James Drumwright, who died of a heart attack after employees carried him out of a West North Avenue market because they thought he was only drunk, was intoxicated when he died, the state medical examiner said yesterday.
Mr. Drumwright, 57, had a blood alcohol level of .20 at the time of his death Thursday, said Dr. John E. Smialek, the medical examiner. The legal level of intoxication is .10. Mr. Drumwright also had chronic heart disease and showed signs of chronic alcoholism, Dr. Smialek said.
"He had very advanced heart disease, and it's impossible to say whether he could have survived with [immediate] emergency assistance or not," Dr. Smialek said. "When you have advanced heart disease, there's no way to predict when that might
induce a heart attack."
Mr. Drumwright, who lived in the 2400 block of Druid Park Drive, serviced oil burners and home furnaces for a living, and had relatives in New Jersey, said Linwood Bean, a friend of Mr. Drumwright.
"He was a nice person. He worked every day when he was working," Mr. Bean said. "Everybody knew him and liked him."
The incidents surrounding Mr.
Drumwright's death exposed long-standing tensions between Korean- American merchants and parts of the African-American community. The owners of the B&M Market, where Mr. Drumwright collapsed, are of Korean ancestry. Mr. Drumwright was black.
Early yesterday, angry residents picketed the market in the 3100 block of West North Avenue but dispersed after a meeting with the store's owners, area businessmen, community leaders and Mayor Kurt L. Schmoke calmed tensions.
Jin Kang, the market's owner, closed his store for the day after the meeting and agreed to some demands by community residents, including temporarily removing his son, Kenny Kang, who was supervising the store when the incident occurred; joining the community and merchants' associations, and stocking products made by black companies. Mr. Kang also said he would make a public apology to the community and apologize to Mr. Drumwright's family.
"I'm terribly sorry about this situation. They didn't know he had heart attack. We thought he was intoxicated," the elder Mr. Kang said. "I feel deep sympathy for his family, and I will go to see them."
After the meeting, Mayor Schmoke told area residents the incident would be investigated fully and that serious efforts would be made to improve relations between Korean- American merchants and the African-American community. The topic will be discussed at an upcoming summit on race relations, scheduled for Nov. 30, Mayor Schmoke said.

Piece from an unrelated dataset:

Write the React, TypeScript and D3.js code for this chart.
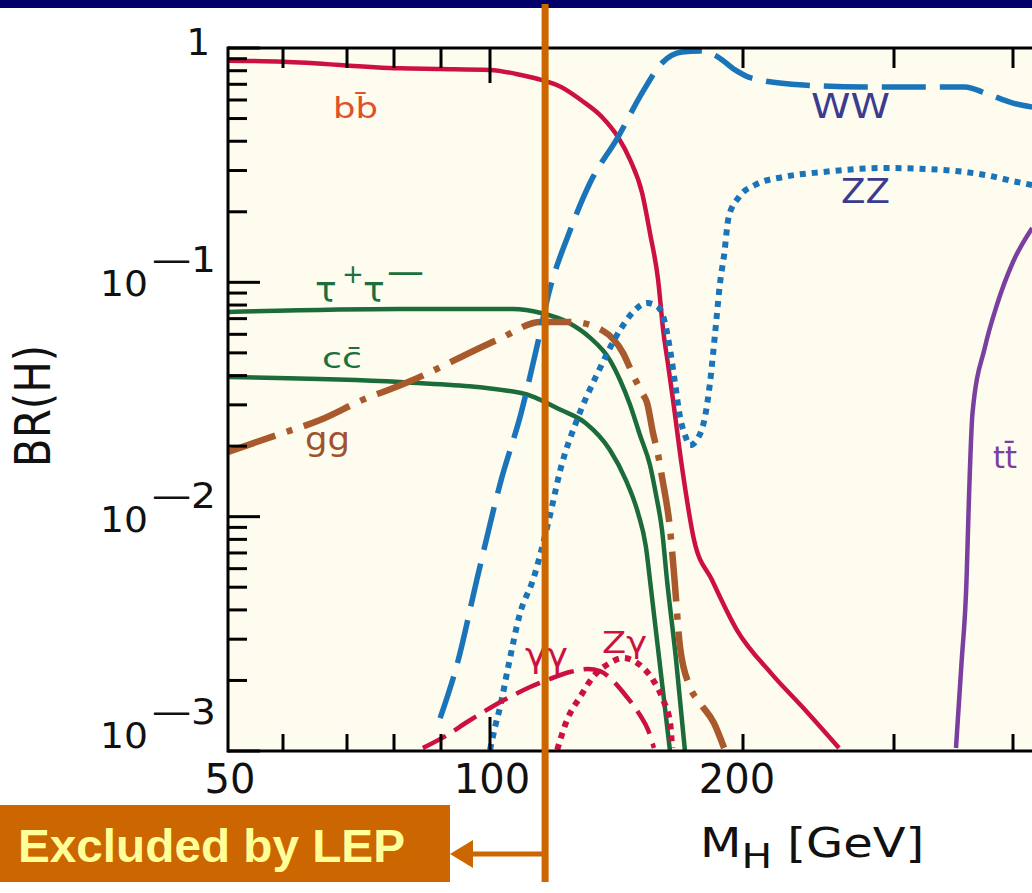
import React from "react";
import * as d3 from "d3";

// ---- axis values ----
const xTickValues = [50, 60, 70, 80, 90, 100, 200, 300, 400];
const xMajorTicks = [100];
const xLabelValues = [50, 100, 200];
const yMajorTicks = [1, 0.1, 0.01, 0.001];
const yExponents = [0, 1, 2, 3];

// ---- branching ratios ----
const bbMass = [50, 60, 81.2, 89.8, 100, 108.9, 115.3, 121.5, 128.3, 135.9, 142.0, 146.8, 151.7, 155.0, 158.5, 160.7, 162.9, 165.1, 169.2, 174.9, 183.7, 196.7, 215.6, 236.2, 258.8];
const bbBR = [0.883, 0.874, 0.819, 0.814, 0.806, 0.767, 0.73, 0.682, 0.6, 0.508, 0.417, 0.333, 0.2405, 0.1624, 0.1023, 0.0626, 0.0444, 0.0315, 0.0163, 0.00795, 0.00537, 0.00328, 0.00215, 0.0015, 0.00103];

const wwMass = [89.8, 93.3, 97.2, 103.1, 108.9, 113.7, 117.5, 124.2, 131.5, 142.0, 151.7, 160.2, 169.2, 177.8, 186.8, 195.7, 204.3, 235.0, 276.8, 322.6, 356.2, 373.8, 400, 419];
const wwBR = [0.00138, 0.0024, 0.00537, 0.01433, 0.0277, 0.053, 0.0901, 0.1624, 0.2654, 0.417, 0.643, 0.863, 0.961, 0.971, 0.915, 0.806, 0.745, 0.695, 0.682, 0.682, 0.682, 0.643, 0.582, 0.56];

const zzMass = [100, 101.4, 102.8, 105.1, 108.6, 112.5, 117.5, 121.5, 126.9, 134.3, 142.8, 148.0, 153.8, 158.5, 161.5, 163.8, 166.0, 168.3, 170.6, 173.0, 176.8, 180.2, 182.7, 185.3, 187.8, 189.9, 192.3, 197.8, 206.5, 222.7, 247.9, 291.9, 338.6, 373.8, 403.9, 419];
const zzBR = [0.00101, 0.001266, 0.00154, 0.00228, 0.00388, 0.00537, 0.00968, 0.01629, 0.02585, 0.041, 0.0626, 0.0747, 0.0816, 0.0785, 0.0671, 0.0514, 0.0372, 0.0266, 0.0223, 0.0202, 0.02166, 0.0266, 0.0372, 0.0608, 0.0993, 0.1308, 0.19, 0.2312, 0.2602, 0.2814, 0.2956, 0.3075, 0.3015, 0.2871, 0.268, 0.2602];

const tautauMass = [50, 81.2, 106.5, 115.0, 124.2, 131.3, 138.9, 142.8, 146.8, 150.8, 155.0, 157.6, 160.2, 162.4, 166.5, 170.6];
const tautauBR = [0.0747, 0.0769, 0.0769, 0.074, 0.0671, 0.0584, 0.0466, 0.0383, 0.02996, 0.0223, 0.0166, 0.01238, 0.00877, 0.00537, 0.002445, 0.001];

const ccMass = [50, 81.2, 108.9, 121.5, 129.9, 138.9, 145.1, 150.0, 153.3, 155.0, 163.8];
const ccBR = [0.03945, 0.03756, 0.03371, 0.0285, 0.0251, 0.01926, 0.01433, 0.01037, 0.00742, 0.00537, 0.00099];

const ggMass = [50, 58.8, 65.6, 74.1, 78.7, 82.9, 101.9, 115.0, 125.5, 135.8, 144.0, 148.0, 151.7, 153.8, 156.3, 158.5, 160.2, 163.8, 165.8, 168.3, 173.0, 177.8, 184.7, 189.9];
const ggBR = [0.0189, 0.0223, 0.02585, 0.0321, 0.0347, 0.03756, 0.0567, 0.0677, 0.0677, 0.0626, 0.0499, 0.0402, 0.03371, 0.0305, 0.02275, 0.01833, 0.01476, 0.00877, 0.00537, 0.00278, 0.001875, 0.001602, 0.001316, 0.00103];

const ttMass = [348.5, 353.2, 357.5, 359.2, 362.7, 373.8, 384.7, 400, 419];
const ttBR = [0.00103, 0.002375, 0.00537, 0.01037, 0.02769, 0.05297, 0.08, 0.1221, 0.1705];

const gamgamMass = [86.0, 91.2, 95.2, 100, 105.6, 111.6, 117.9, 124.5, 130.8, 135.2, 139.7, 145.5, 150.8, 154.2, 156.7];
const gamgamBR = [0.00103, 0.00117, 0.00133, 0.001526, 0.0017, 0.001875, 0.00203, 0.002173, 0.002239, 0.002194, 0.00201, 0.0017, 0.001424, 0.00123, 0.00103];

const zgamMass = [120.2, 123.5, 128.0, 132.6, 138.9, 144.0, 150.8, 156.3, 160.7, 163.8, 164.7];
const zgamBR = [0.00101, 0.001357, 0.0017, 0.00207, 0.002375, 0.002493, 0.002328, 0.00201, 0.00165, 0.001316, 0.00103];

const lepLimit = 116.3;

export default function App() {
  const W = 1032;
  const H = 893;
  const left = 228;
  const top = 48;
  const bottom = 751;
  const right = 1032;

  const x = d3
    .scaleLog()
    .domain(xTickValues)
    .range([228, 283, 347, 394, 441, 490, 743, 894, 1013]);
  const y = d3.scaleLog().domain([0.001, 1]).range([bottom, top]);

  const mk = (ms: number[], bs: number[]) =>
    d3
      .line<number>()
      .x((i) => x(ms[i]))
      .y((i) => y(bs[i]))
      .curve(d3.curveMonotoneX)(d3.range(ms.length)) as string;

  const red = "#cc1142";
  const blue = "#1a74ba";
  const green = "#1b6b3b";
  const brown = "#a85a2c";
  const purple = "#7b3fa0";
  const orange = "#cc6600";

  const minorY: number[] = [];
  [0.001, 0.01, 0.1].forEach((d) => {
    for (let k = 2; k <= 9; k++) minorY.push(k * d);
  });
  const yLabelShift = [7, 14, 15, -3];

  const font = "'DejaVu Sans', sans-serif";
  const lx = x(lepLimit);

  return (
    <svg
      width={W}
      height={H}
      style={{ position: "absolute", left: 0, top: 0, display: "block", background: "#ffffff" }}
    >
      <defs>
        <clipPath id="plotClip">
          <rect x={left} y={top} width={right - left} height={bottom - top} />
        </clipPath>
      </defs>
      <rect x={0} y={0} width={W} height={8} fill="#00006a" />
      <rect x={left} y={top} width={right - left} height={bottom - top} fill="#fdfcee" />

      <g clipPath="url(#plotClip)" fill="none" strokeLinejoin="round">
        <path d={mk(bbMass, bbBR)} stroke={red} strokeWidth={4.5} />
        <path d={mk(tautauMass, tautauBR)} stroke={green} strokeWidth={4.5} />
        <path d={mk(ccMass, ccBR)} stroke={green} strokeWidth={4.5} />
        <path d={mk(ttMass, ttBR)} stroke={purple} strokeWidth={4.5} />
        <path d={mk(ggMass, ggBR)} stroke={brown} strokeWidth={6.5} strokeDasharray="50,12,6,12" />
        <path d={mk(wwMass, wwBR)} stroke={blue} strokeWidth={5.5} strokeDasharray="44,14" />
        <path d={mk(zzMass, zzBR)} stroke={blue} strokeWidth={6} strokeDasharray="6,6" />
        <path d={mk(gamgamMass, gamgamBR)} stroke={red} strokeWidth={4.5} strokeDasharray="26,10" />
        <path d={mk(zgamMass, zgamBR)} stroke={red} strokeWidth={6} strokeDasharray="6,6" />
      </g>

      {/* frame */}
      <g stroke="#000" strokeWidth={3}>
        <line x1={left} y1={top} x2={right} y2={top} />
        <line x1={left} y1={bottom} x2={right} y2={bottom} />
        <line x1={left} y1={top - 1.5} x2={left} y2={bottom + 1.5} />
        {yMajorTicks.map((v) => (
          <line key={"ym" + v} x1={left} x2={left + 32} y1={y(v)} y2={y(v)} />
        ))}
        {minorY.map((v) => (
          <line key={"yn" + v} x1={left} x2={left + 19} y1={y(v)} y2={y(v)} />
        ))}
        {xTickValues.slice(1).map((v) => {
          const len = xMajorTicks.includes(v) ? 34 : 17;
          const lenTop = xMajorTicks.includes(v) ? 35 : 20;
          return (
            <g key={"xt" + v}>
              <line x1={x(v)} x2={x(v)} y1={bottom} y2={bottom - len} />
              <line x1={x(v)} x2={x(v)} y1={top} y2={top + lenTop} />
            </g>
          );
        })}
      </g>

      {/* axis labels */}
      <g fontFamily={font} fill="#111">
        {yMajorTicks.map((v, i) => {
          const base = y(v) + yLabelShift[i];
          if (yExponents[i] === 0)
            return (
              <text key={"yl" + v} x={210} y={base} fontSize={37} textAnchor="end">
                1
              </text>
            );
          return (
            <g key={"yl" + v}>
              <text x={100} y={base} fontSize={35} textLength={48} lengthAdjust="spacingAndGlyphs">
                10
              </text>
              <text x={152} y={base - 24} fontSize={35} textLength={64} lengthAdjust="spacingAndGlyphs">
                {"—" + yExponents[i]}
              </text>
            </g>
          );
        })}
        {xLabelValues.map((v) => (
          <text
            key={"xl" + v}
            x={x(v) + (v === 200 ? -6 : 2)}
            y={793}
            fontSize={40}
            textAnchor="middle"
          >
            {String(v)}
          </text>
        ))}
        <text transform="translate(700,857) scale(1.2,1)" fontSize={40}>
          M<tspan fontSize={34} dy={11}>H</tspan>
          <tspan dy={-11} fontSize={40}>
            {" [GeV]"}
          </tspan>
        </text>
        <text transform="translate(50,406) scale(1.2,1) rotate(-90)" fontSize={42} textAnchor="middle">
          BR(H)
        </text>
      </g>

      {/* curve labels */}
      <g fontFamily={font}>
        <text x={333} y={118} fontSize={29} fill="#e0502a" textLength={45} lengthAdjust="spacingAndGlyphs">
          {"bb\u0304"}
        </text>
        <text x={811} y={118} fontSize={34} fill="#3b3b8f" textLength={79} lengthAdjust="spacingAndGlyphs">
          WW
        </text>
        <text x={841} y={203} fontSize={34} fill="#3b3b8f" textLength={49} lengthAdjust="spacingAndGlyphs">
          ZZ
        </text>
        <text y={302} fontSize={36} fill="#1b7040">
          <tspan x={315}>τ</tspan>
          <tspan x={342} y={283} fontSize={26}>
            +
          </tspan>
          <tspan x={363} y={302}>
            τ
          </tspan>
          <tspan x={387} y={284} fontSize={37}>
            —
          </tspan>
        </text>
        <text x={322} y={368} fontSize={29} fill="#1b7040" textLength={40} lengthAdjust="spacingAndGlyphs">
          {"cc\u0304"}
        </text>
        <text x={305} y={450} fontSize={32} fill="#a0522d" textLength={45} lengthAdjust="spacingAndGlyphs">
          gg
        </text>
        <text x={993} y={468} fontSize={30} fill={purple} textLength={24} lengthAdjust="spacingAndGlyphs">
          {"tt\u0304"}
        </text>
        <text x={525} y={667} fontSize={34} fill={red} textLength={43} lengthAdjust="spacingAndGlyphs">
          γγ
        </text>
        <text x={602} y={653} fontSize={30} fill={red} textLength={45} lengthAdjust="spacingAndGlyphs">
          Zγ
        </text>
      </g>

      {/* LEP exclusion overlay */}
      <line x1={lx} x2={lx} y1={4} y2={882} stroke={orange} strokeWidth={7} />
      <line x1={470} x2={lx} y1={854} y2={854} stroke={orange} strokeWidth={5} />
      <path d={`M450,854 L473,840 L473,868 Z`} fill={orange} />
      <rect x={0} y={805} width={450} height={77} fill={orange} />
      <text
        x={18}
        y={862}
        fontFamily="'Liberation Sans', Arial, sans-serif"
        fontWeight="bold"
        fontSize={46}
        fill="#ffff99"
        textLength={387}
        lengthAdjust="spacingAndGlyphs"
      >
        Excluded by LEP
      </text>
    </svg>
  );
}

"We recognize there is a problem," he said. "We want to work on solutions. We don't want this thing to get out of control."
Mayor Schmoke also applauded community and business leaders for their help in defusing the situation.
"There has just been some underlying tension and this thing just brought it out," he said.
Thursday morning, the market's employees found Mr. Drumwright collapsed over the meat counter, a liquor bottle in his back pocket. The employees said they tried to rouse him, then carried him outside where he could get some fresh air. The employees, who are black, said it is not uncommon to find someone intoxicated in the store.
"There are a lot of people who say it's a prejudice thing, but I think if it would have happened anywhere else, it would have gone down the same way," said Marcus Gaffney, the store's manager. "If I'd have known the man was having a heart attack or a stroke or something, I never would have carried him out."
Rhonda Byrd, an area resident, said turning the incident into a racial issue overlooked a crucial point -- the treatment of a human being.
"It's not about race," she said. "It's about a human life. It was an inhumane thing to do."
She and others in the area said
the store's owners or the employees should have left Mr. Drumwright in the store and called paramedics. A fire station is across the street from the market.
Kenny Kang, the owner's son, said he had never seen Mr. Drumwright before and didn't call police because he thought police would arrest Mr. Drumwright. Kenny Kang said he dialed 911 after going outside
to check on Mr. Drumwright.
Though passers-by and area residents say Mr. Drumwright was left on the street for at least 20 minutes before paramedics were called, store employees put the time closer to five minutes. "My biggest concern is we feel really bad the man had to die," Kenny Kang said. "I don't really want to get into racism with this because it was really an accident."